The bad news is that their actions reflect a rapidly deepening global crisis. The “other shoe dropping” in the downturn could be collapsing currencies and bankruptcy in several countries. This happened in Iceland, and it could happen soon in Hungary, the Baltic countries, Pakistan and others.
The good news is that leaders are beginning to fashion a global response to the crisis. This still faces many obstacles, but a “yes, we can” attitude is starting to emerge. It could bring benefits not just in stemming the meltdown, but also on other global decisions, like trade and climate change.
In Berlin, European leaders agreed to double the lending capacity of the International Monetary Fund to $500 billion. In Hua Hin this weekend, Asian leaders agreed to improve the structure of the Chiang Mai Initiative, the region’s emergency lending pool, and increase its size to $120 billion.

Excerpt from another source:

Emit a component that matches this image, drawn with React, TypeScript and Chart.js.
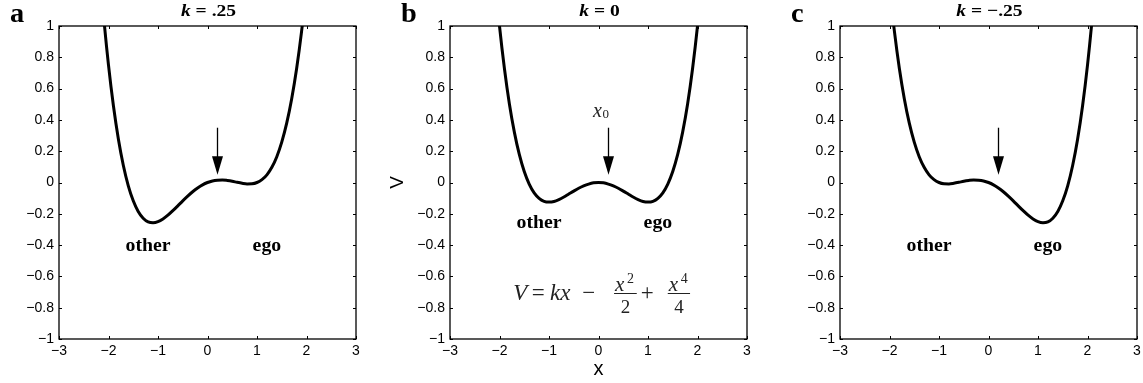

This is a sea change. A year ago, the IMF looked headed for extinction. Turkey was its only client and one-quarter of its staff opted for early retirement. The CMI, created after the 1997-98 Asian crisis, had never lent any money, and stood instead as a silent reminder of the difficulties of Asian cooperation. Now both are springing back to life.
It’s high time for global cooperation — but it has been hard to find a leader. The world’s economies need to work together to stop the “adverse feedback loop” that Federal Reserve Chairman Ben Bernanke highlighted in his Senate testimony on Tuesday. Every economy in recession buys less from others, and every bank that collapses puts others at greater risk.
China was one of the first countries to act, with a stimulus package of nearly $600 billion. The U.S. has now joined with its $800 billion package, and other countries are moving, too.
But most countries have stimulus packages well below 2 percent of GDP, much smaller than those of China and the U.S. Many still hope a world recovery will save them. Unless they act together, it won’t.
[…]In the ashes of the old economic order, a new one is taking shape. It will be based on a coalition of countries perhaps led, but not dominated, by the United States. It will require joint policies inconceivable in simpler times. With luck — and time — these could help to turn the global economy around and lead to more effective ways to govern our incredibly complex world.